Review: The Chariot, “Wars and Rumors of Wars”
Former frontman of Norma Jean, Josh Scogin, is back with his band The Chariot, seven years after he left. The Chariot is continually known for their energetic live shows that usually consist of destruction of the set through a half hour or more of mayhem. After two full length records and an EP of re-released songs, the band has arrive with what may be their most concrete and tightly produced album to date. Wars and Rumors of Wars showcases the band doing what they do best: brutally attacking every track with, at most, two and a half to three minutes of gut-wrenching guitars, squeals of feedback, and Scogin’s signature screaming. This album sees Scogin pushing his vocals to what seems like their breaking point, specifically on tracks where it’s evident that he had to breath in and out hard during the recordings, which gives the listener a whole new experience in hardcore music.
Tracks like the opener “Teach:” and “Evolve:” have constant guitars and it appears that sounds of hard guitar and drum beats are coming at you from all angles. In both songs it appears Scogin messed up on a lyric or two, but made up for it by just coming back with a random and more scream thrown in, which shows how improvisational their practices and recordings can be. “Impress.” shows the band moving towards a bit more of an epic feel, with haunting riffs for the last minute of the song, before Scogin and crew throw us back into the mayhem with “Never I”, which boasts spiritually relevant lyrics like “To sing of love or to sing of faith / is a lonely road / but I walk in faith.” The song then ends with the cryptic yet powerful lyrics pounded out in guttural screams, “This is for the earth that slept too late / Bless the thief” and a seemingly triumphant whistling begins, leading into the odd beginning of “Giveth”.

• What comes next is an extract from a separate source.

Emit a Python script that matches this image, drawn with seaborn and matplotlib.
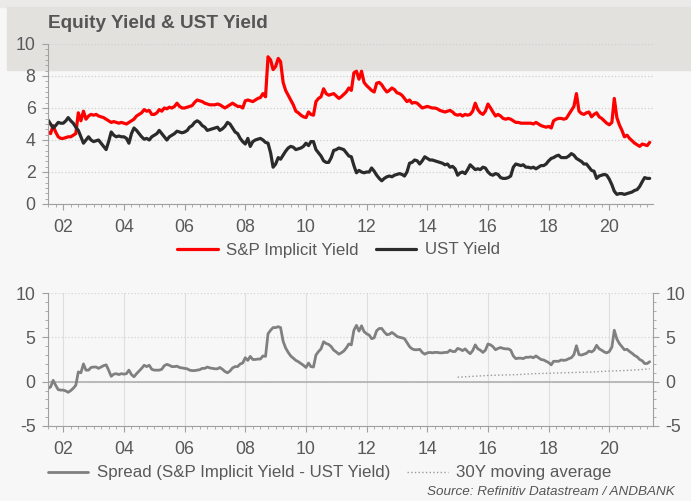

The Chariot isn’t new to using such interesting ways of getting their music and message across, as “Giveth” begins with a country song played in the background for not even two seconds before Scogin comes in yet again with his forceful nature. This record seems to showcase the band with a much better handle on their instrumentation and production, and they’re experimenting as well, as the whole band comes together to do gang vocals on a track or two. “Giveth” ends with a large buildup and screaming in the foreground, and gang vocals complimenting every scream Scogin lets out. “Abandon” almost appears that it’s going to be an acoustic and instrumental song, when screams nearly rip through the blackness of silence to compliment each sound with the lyrics “Is this a blessing or a curse? / should I belong to the trend? / At least it’s a tragedy that will only come once.” “Daggers” proves to be an excellent showcase of all the band’s talents, and will make for a great first single for them, accompanied by the over-the-top cartoon-like video.
The band ends the short 10 track album with its longest song to date, and any fan of The Chariot or even Norma Jean will be proud to listen to this six minute epic ending. Overall, these are perfect songs to destroy a stage to, and that’s exactly what The Chariot will likely do with them, with fans and critics watching and loving every second.